**Given exercise:** Exactly the lines from the one with "Convert this chart to matplotlib code." through the one with "5, 4, 3, 2, 1]", inclusive, are to be repeated, and the pictures are not.

Code that draws figures:
(begin)
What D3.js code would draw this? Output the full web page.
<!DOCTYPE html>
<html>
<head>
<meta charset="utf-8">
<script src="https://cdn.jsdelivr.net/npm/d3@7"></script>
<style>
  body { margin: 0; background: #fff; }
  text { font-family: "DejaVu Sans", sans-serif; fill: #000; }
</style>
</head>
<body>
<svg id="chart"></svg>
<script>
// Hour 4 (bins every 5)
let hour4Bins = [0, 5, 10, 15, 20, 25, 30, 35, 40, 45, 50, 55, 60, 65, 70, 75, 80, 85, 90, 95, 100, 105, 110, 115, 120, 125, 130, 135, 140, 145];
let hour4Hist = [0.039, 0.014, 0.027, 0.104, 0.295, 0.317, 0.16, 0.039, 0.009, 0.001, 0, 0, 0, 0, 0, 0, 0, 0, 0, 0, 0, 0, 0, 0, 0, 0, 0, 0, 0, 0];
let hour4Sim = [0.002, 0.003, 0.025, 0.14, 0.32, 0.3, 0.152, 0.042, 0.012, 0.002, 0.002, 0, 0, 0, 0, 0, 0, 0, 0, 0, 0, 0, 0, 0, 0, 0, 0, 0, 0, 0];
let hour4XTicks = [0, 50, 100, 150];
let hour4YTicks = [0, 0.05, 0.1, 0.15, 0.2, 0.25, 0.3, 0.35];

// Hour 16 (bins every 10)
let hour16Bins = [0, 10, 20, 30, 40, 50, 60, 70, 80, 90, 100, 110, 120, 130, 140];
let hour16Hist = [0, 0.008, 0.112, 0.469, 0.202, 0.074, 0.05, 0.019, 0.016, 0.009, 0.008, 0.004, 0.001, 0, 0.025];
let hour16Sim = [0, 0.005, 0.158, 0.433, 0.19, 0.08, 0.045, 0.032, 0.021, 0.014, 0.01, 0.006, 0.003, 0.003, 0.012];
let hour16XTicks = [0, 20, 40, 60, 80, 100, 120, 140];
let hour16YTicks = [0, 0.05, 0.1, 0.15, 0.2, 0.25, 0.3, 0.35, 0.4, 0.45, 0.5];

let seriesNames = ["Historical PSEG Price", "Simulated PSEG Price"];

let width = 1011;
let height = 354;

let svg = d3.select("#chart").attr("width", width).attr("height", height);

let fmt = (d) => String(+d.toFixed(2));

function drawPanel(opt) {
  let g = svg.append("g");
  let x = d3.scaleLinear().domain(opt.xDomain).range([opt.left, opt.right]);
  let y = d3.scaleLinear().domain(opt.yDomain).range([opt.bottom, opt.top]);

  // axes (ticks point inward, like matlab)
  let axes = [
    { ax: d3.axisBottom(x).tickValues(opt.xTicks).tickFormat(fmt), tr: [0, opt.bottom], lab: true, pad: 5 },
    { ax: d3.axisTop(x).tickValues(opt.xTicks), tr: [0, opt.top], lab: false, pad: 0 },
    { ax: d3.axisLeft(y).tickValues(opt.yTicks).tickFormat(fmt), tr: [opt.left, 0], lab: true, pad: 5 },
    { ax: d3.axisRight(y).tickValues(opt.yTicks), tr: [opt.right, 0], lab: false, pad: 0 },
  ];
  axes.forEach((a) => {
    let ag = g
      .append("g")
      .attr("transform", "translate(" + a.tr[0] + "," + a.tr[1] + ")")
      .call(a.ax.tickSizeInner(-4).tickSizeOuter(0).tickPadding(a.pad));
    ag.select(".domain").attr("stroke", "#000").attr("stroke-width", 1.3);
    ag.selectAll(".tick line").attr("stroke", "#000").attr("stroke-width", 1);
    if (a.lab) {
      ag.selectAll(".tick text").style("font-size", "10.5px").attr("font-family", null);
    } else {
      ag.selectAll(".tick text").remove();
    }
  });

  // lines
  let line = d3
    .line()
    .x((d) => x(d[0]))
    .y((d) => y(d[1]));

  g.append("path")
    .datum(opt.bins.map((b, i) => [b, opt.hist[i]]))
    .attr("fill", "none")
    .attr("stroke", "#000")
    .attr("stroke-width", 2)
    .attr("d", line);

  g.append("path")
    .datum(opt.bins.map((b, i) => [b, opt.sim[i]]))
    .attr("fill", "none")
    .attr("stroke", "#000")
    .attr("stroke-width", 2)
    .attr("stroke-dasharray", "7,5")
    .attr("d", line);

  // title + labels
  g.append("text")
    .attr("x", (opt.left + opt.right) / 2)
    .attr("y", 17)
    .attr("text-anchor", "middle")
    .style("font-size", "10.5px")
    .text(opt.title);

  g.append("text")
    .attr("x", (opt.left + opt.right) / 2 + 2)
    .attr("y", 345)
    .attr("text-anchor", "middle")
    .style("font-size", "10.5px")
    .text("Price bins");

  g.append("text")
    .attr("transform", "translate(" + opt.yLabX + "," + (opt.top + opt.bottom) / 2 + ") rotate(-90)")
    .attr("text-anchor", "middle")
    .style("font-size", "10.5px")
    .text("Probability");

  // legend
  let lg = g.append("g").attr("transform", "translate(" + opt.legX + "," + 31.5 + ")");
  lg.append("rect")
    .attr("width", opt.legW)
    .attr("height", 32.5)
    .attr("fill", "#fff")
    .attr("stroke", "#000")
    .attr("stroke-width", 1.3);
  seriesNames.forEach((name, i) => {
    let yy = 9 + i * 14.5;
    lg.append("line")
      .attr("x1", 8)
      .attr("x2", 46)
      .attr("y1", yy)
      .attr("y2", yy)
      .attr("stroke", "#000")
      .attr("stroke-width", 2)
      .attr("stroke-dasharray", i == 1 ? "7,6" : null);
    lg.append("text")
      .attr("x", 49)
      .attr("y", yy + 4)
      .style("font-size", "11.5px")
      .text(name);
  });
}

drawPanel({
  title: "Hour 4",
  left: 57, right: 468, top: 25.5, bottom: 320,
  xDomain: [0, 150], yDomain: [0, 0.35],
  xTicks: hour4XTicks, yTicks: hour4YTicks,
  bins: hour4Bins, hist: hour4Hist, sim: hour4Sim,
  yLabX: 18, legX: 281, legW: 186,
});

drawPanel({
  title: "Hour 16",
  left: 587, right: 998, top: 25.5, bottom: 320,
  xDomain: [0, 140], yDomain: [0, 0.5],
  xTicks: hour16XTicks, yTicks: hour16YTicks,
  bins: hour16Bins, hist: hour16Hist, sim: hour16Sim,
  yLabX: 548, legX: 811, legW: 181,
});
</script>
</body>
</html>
(end)
(begin)
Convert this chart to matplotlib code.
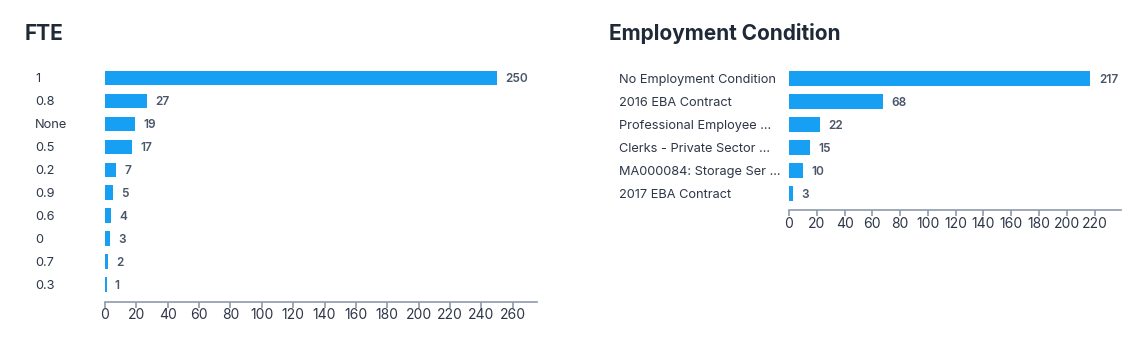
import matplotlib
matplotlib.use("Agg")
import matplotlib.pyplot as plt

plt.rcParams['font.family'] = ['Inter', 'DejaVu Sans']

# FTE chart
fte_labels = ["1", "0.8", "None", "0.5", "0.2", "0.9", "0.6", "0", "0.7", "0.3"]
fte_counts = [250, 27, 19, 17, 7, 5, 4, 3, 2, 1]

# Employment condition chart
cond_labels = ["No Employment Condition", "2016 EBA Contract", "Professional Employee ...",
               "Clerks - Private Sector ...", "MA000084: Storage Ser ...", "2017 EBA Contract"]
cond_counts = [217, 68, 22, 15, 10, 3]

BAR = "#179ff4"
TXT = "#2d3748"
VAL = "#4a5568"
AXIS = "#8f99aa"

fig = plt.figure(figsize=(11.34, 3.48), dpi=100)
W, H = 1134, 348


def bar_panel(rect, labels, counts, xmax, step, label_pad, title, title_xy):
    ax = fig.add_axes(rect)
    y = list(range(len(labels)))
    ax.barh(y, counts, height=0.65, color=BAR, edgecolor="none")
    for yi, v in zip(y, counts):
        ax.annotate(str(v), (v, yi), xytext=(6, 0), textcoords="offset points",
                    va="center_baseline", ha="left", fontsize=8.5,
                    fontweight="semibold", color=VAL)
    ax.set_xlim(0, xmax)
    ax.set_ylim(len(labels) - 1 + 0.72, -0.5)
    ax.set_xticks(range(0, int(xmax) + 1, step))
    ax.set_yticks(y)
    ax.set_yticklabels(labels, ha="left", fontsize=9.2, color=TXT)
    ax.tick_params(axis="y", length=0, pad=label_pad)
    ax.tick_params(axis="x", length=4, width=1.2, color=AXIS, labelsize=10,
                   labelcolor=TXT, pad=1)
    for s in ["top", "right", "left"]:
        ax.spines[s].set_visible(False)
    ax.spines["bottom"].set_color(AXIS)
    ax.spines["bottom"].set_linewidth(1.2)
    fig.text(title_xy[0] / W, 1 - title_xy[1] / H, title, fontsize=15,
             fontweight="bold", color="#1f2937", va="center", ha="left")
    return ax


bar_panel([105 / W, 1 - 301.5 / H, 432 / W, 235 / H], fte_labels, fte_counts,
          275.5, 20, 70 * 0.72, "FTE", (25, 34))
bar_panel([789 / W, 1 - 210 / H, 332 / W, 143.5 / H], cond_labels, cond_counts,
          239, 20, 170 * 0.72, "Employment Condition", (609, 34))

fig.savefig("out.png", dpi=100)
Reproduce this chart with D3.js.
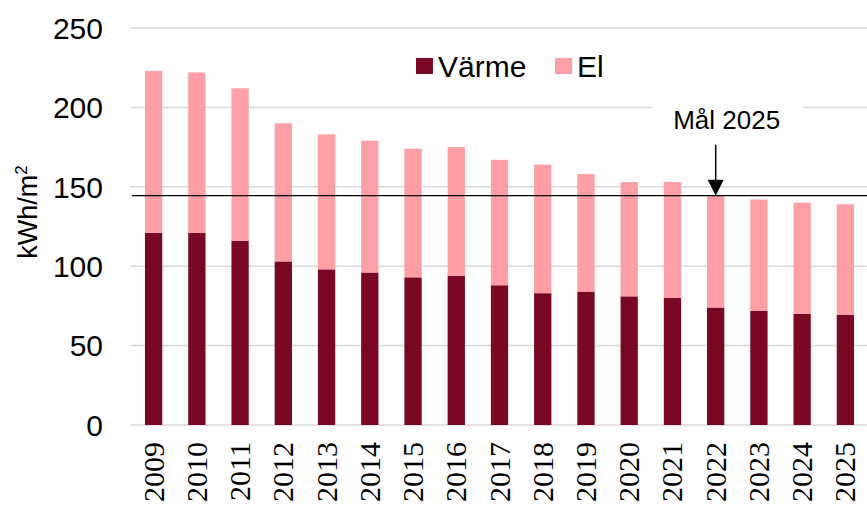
(end)
**Solved problem:**
Convert this chart to matplotlib code.
import matplotlib
matplotlib.use("Agg")
import matplotlib.pyplot as plt

plt.rcParams['font.family'] = ['Inter', 'DejaVu Sans']

# FTE chart
fte_labels = ["1", "0.8", "None", "0.5", "0.2", "0.9", "0.6", "0", "0.7", "0.3"]
fte_counts = [250, 27, 19, 17, 7, 5, 4, 3, 2, 1]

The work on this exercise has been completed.